Exercise:
Repeat the entries below exactly as they appear, with no pictures.

Given records:
Begin
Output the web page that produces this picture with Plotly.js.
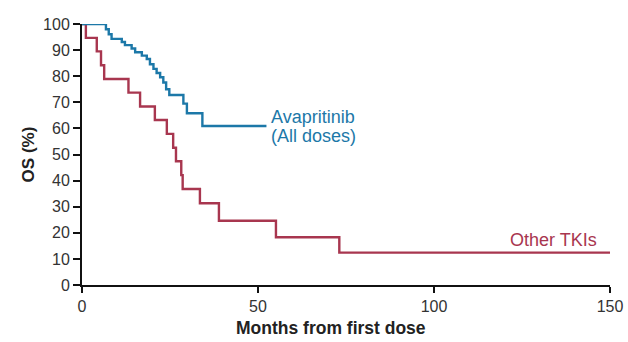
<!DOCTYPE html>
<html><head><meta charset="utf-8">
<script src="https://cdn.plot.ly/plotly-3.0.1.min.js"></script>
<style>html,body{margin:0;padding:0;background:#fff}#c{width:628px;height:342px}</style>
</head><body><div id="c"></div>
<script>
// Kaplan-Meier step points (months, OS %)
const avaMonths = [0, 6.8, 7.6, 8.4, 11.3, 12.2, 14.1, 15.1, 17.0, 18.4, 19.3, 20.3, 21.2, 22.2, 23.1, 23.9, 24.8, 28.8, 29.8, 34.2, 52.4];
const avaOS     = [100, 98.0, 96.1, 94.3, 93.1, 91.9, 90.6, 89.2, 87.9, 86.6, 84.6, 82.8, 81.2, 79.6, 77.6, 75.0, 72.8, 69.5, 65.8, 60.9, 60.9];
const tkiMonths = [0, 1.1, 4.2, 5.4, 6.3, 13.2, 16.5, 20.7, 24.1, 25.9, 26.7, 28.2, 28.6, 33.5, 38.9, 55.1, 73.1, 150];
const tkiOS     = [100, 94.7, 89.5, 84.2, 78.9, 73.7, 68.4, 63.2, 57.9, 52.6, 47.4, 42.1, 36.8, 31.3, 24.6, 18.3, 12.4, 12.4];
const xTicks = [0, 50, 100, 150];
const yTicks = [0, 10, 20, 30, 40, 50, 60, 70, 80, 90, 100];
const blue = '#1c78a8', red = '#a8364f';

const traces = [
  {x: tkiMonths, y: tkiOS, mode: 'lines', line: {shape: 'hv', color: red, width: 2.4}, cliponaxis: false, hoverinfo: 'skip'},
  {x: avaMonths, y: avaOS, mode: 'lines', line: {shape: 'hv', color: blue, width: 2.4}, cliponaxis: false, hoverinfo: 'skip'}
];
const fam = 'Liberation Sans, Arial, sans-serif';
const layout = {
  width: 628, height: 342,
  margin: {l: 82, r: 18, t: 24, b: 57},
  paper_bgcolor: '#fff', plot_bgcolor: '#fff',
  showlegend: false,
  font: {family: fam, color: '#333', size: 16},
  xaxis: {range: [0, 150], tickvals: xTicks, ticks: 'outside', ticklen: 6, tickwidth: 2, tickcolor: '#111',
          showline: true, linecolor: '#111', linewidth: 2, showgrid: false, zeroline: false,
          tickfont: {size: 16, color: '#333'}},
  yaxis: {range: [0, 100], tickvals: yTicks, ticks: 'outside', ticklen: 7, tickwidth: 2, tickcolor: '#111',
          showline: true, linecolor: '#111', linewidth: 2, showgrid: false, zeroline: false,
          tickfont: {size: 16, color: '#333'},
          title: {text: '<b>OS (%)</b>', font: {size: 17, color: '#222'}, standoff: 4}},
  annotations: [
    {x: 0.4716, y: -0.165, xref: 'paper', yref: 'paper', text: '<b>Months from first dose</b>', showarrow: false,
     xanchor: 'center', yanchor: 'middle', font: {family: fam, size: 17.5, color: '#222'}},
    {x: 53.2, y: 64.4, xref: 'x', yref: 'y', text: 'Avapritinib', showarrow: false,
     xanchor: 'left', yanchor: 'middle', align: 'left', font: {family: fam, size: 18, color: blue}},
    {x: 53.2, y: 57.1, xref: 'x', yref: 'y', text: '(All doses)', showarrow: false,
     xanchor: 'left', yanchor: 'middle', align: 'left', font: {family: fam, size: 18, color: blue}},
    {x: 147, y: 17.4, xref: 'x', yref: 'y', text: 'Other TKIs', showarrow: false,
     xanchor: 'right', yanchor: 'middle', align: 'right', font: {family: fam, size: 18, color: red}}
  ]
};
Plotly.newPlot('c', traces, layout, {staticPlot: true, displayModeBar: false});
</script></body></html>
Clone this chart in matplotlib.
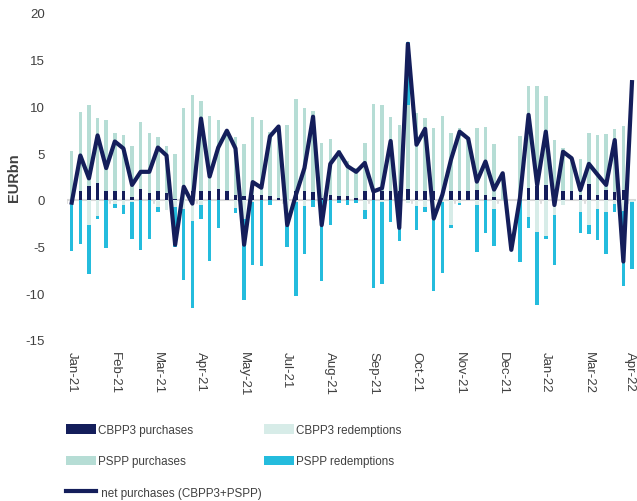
End
The output:
Output the web page that produces this picture with Plotly.js.
<!DOCTYPE html>
<html><head><meta charset="utf-8">
<script src="https://cdn.plot.ly/plotly-3.0.1.min.js"></script>
<style>html,body{margin:0;padding:0;background:#fff}#c{width:628px;height:342px}</style>
</head><body><div id="c"></div>
<script>
// Kaplan-Meier step points (months, OS %)
const avaMonths = [0, 6.8, 7.6, 8.4, 11.3, 12.2, 14.1, 15.1, 17.0, 18.4, 19.3, 20.3, 21.2, 22.2, 23.1, 23.9, 24.8, 28.8, 29.8, 34.2, 52.4];
const avaOS     = [100, 98.0, 96.1, 94.3, 93.1, 91.9, 90.6, 89.2, 87.9, 86.6, 84.6, 82.8, 81.2, 79.6, 77.6, 75.0, 72.8, 69.5, 65.8, 60.9, 60.9];
const tkiMonths = [0, 1.1, 4.2, 5.4, 6.3, 13.2, 16.5, 20.7, 24.1, 25.9, 26.7, 28.2, 28.6, 33.5, 38.9, 55.1, 73.1, 150];
const tkiOS     = [100, 94.7, 89.5, 84.2, 78.9, 73.7, 68.4, 63.2, 57.9, 52.6, 47.4, 42.1, 36.8, 31.3, 24.6, 18.3, 12.4, 12.4];
const xTicks = [0, 50, 100, 150];
const yTicks = [0, 10, 20, 30, 40, 50, 60, 70, 80, 90, 100];
const blue = '#1c78a8', red = '#a8364f';

const traces = [
  {x: tkiMonths, y: tkiOS, mode: 'lines', line: {shape: 'hv', color: red, width: 2.4}, cliponaxis: false, hoverinfo: 'skip'},
  {x: avaMonths, y: avaOS, mode: 'lines', line: {shape: 'hv', color: blue, width: 2.4}, cliponaxis: false, hoverinfo: 'skip'}
];
const fam = 'Liberation Sans, Arial, sans-serif';
const layout = {
  width: 628, height: 342,
  margin: {l: 82, r: 18, t: 24, b: 57},
  paper_bgcolor: '#fff', plot_bgcolor: '#fff',
  showlegend: false,
  font: {family: fam, color: '#333', size: 16},
  xaxis: {range: [0, 150], tickvals: xTicks, ticks: 'outside', ticklen: 6, tickwidth: 2, tickcolor: '#111',
          showline: true, linecolor: '#111', linewidth: 2, showgrid: false, zeroline: false,
          tickfont: {size: 16, color: '#333'}},
  yaxis: {range: [0, 100], tickvals: yTicks, ticks: 'outside', ticklen: 7, tickwidth: 2, tickcolor: '#111',
          showline: true, linecolor: '#111', linewidth: 2, showgrid: false, zeroline: false,
          tickfont: {size: 16, color: '#333'},
          title: {text: '<b>OS (%)</b>', font: {size: 17, color: '#222'}, standoff: 4}},
  annotations: [
    {x: 0.4716, y: -0.165, xref: 'paper', yref: 'paper', text: '<b>Months from first dose</b>', showarrow: false,
     xanchor: 'center', yanchor: 'middle', font: {family: fam, size: 17.5, color: '#222'}},
    {x: 53.2, y: 64.4, xref: 'x', yref: 'y', text: 'Avapritinib', showarrow: false,
     xanchor: 'left', yanchor: 'middle', align: 'left', font: {family: fam, size: 18, color: blue}},
    {x: 53.2, y: 57.1, xref: 'x', yref: 'y', text: '(All doses)', showarrow: false,
     xanchor: 'left', yanchor: 'middle', align: 'left', font: {family: fam, size: 18, color: blue}},
    {x: 147, y: 17.4, xref: 'x', yref: 'y', text: 'Other TKIs', showarrow: false,
     xanchor: 'right', yanchor: 'middle', align: 'right', font: {family: fam, size: 18, color: red}}
  ]
};
Plotly.newPlot('c', traces, layout, {staticPlot: true, displayModeBar: false});
</script></body></html>
Clone this chart in matplotlib.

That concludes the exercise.